> CHALLENGE: Your task is to retype, word for word, the lines from the start of the data through the line holding "import math". Do not include the pictures.

> SUPPLIED INFORMATION:
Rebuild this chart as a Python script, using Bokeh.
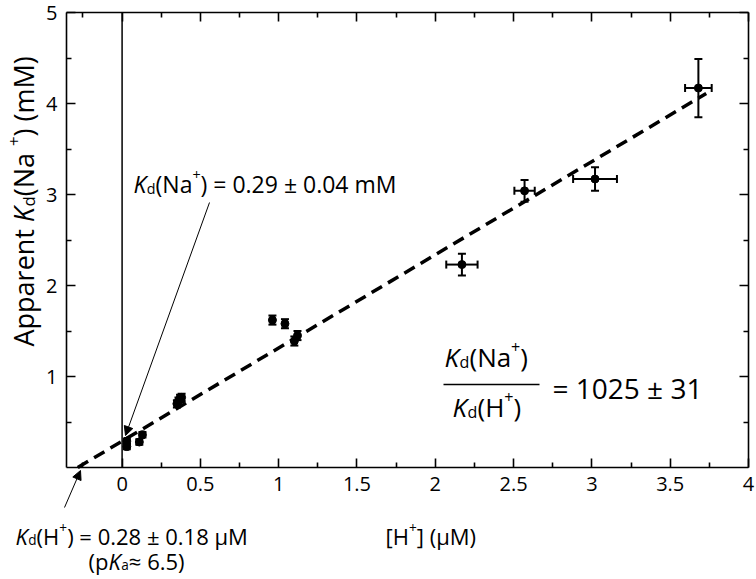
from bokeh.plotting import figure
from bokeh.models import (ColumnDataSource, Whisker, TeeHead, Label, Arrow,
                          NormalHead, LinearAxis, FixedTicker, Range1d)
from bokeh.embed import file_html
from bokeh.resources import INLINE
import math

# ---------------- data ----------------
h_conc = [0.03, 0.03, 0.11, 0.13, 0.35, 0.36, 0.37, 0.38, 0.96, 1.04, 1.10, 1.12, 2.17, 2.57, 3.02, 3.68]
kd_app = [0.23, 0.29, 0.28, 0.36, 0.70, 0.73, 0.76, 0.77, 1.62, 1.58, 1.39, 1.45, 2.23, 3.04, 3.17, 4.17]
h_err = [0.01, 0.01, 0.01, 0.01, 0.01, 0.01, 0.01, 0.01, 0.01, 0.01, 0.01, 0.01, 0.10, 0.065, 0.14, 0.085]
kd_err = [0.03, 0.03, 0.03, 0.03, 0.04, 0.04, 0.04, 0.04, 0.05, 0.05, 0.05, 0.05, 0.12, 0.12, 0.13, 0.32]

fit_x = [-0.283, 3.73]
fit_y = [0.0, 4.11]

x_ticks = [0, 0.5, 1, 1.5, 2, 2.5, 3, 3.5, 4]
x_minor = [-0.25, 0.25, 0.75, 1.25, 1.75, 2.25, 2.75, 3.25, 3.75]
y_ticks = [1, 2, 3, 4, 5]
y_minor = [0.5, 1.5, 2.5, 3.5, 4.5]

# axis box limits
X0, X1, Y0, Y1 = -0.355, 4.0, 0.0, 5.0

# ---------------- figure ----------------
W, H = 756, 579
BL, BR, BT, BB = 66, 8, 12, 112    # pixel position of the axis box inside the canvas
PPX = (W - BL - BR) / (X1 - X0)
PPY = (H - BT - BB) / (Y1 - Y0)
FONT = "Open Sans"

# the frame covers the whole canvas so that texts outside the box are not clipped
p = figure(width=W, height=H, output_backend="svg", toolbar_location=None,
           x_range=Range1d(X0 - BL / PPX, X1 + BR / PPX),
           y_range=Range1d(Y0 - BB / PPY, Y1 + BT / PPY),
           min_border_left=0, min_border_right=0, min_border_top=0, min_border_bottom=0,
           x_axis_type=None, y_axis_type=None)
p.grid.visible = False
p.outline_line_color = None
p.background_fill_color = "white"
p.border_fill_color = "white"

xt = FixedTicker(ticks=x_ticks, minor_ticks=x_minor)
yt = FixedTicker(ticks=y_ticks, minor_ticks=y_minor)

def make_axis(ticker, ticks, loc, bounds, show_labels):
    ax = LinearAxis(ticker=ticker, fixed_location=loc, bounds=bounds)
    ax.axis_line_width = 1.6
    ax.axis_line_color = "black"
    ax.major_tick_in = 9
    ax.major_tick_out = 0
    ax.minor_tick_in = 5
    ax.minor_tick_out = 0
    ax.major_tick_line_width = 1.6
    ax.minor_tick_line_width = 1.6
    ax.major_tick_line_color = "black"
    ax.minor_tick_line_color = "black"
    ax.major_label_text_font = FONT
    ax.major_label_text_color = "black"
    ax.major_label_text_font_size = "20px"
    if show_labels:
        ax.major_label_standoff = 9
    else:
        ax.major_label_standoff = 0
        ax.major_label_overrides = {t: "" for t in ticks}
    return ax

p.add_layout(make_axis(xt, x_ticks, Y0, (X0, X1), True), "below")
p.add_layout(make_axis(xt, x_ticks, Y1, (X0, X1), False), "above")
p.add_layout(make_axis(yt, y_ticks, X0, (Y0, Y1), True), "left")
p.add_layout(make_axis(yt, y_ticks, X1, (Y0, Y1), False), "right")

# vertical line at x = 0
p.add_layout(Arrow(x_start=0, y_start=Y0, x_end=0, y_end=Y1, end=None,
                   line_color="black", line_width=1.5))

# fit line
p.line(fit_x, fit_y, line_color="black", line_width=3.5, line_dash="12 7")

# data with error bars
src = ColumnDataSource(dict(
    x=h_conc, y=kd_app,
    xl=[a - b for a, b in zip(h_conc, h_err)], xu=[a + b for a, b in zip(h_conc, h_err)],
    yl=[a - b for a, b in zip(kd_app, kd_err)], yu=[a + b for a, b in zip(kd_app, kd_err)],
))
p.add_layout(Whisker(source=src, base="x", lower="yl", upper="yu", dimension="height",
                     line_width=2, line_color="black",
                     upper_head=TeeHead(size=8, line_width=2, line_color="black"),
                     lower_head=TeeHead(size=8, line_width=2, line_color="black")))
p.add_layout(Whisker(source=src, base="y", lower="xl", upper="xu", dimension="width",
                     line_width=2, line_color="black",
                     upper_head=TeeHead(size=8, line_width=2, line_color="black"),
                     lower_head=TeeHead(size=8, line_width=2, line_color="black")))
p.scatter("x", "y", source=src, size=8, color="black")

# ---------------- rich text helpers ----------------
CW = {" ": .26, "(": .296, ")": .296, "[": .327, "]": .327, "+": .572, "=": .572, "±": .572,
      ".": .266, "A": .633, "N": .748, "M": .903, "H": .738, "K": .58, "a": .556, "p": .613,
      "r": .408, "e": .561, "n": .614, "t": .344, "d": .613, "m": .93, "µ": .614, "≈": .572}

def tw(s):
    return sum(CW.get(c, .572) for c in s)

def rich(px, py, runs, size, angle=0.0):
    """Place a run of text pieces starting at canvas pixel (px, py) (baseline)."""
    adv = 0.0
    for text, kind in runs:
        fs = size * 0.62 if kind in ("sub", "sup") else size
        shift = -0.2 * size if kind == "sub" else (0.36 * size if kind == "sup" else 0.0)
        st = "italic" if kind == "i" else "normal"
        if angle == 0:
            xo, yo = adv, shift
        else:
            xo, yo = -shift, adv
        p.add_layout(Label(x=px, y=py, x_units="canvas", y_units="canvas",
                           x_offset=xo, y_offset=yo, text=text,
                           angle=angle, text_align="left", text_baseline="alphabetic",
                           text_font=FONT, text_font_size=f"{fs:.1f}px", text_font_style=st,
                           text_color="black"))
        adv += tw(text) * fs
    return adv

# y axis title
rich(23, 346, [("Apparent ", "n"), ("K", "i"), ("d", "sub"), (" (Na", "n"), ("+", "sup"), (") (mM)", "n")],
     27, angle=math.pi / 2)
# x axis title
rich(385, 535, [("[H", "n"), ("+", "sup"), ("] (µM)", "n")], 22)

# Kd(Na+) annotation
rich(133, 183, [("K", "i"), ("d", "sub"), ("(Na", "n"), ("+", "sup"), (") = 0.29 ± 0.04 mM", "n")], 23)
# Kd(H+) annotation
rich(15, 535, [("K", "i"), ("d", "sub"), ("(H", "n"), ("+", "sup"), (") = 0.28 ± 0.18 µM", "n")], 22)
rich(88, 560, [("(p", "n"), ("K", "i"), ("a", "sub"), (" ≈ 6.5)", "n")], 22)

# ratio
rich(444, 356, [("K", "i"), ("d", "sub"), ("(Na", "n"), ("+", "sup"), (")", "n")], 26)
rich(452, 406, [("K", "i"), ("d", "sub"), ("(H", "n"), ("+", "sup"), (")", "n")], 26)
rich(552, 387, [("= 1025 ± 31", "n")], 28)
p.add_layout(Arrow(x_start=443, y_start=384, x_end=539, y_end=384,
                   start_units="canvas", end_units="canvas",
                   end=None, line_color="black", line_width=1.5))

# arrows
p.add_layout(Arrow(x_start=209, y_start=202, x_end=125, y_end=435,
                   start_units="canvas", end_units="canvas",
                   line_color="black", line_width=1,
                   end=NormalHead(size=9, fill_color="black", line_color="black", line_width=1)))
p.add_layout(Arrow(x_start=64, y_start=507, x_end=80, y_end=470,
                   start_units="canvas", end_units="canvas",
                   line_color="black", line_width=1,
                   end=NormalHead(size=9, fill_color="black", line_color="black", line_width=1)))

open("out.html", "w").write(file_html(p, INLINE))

> RESPONSE TO THIS EXERCISE:
Rebuild this chart as a Python script, using Bokeh.
from bokeh.plotting import figure
from bokeh.models import (ColumnDataSource, Whisker, TeeHead, Label, Arrow,
                          NormalHead, LinearAxis, FixedTicker, Range1d)
from bokeh.embed import file_html
from bokeh.resources import INLINE
import math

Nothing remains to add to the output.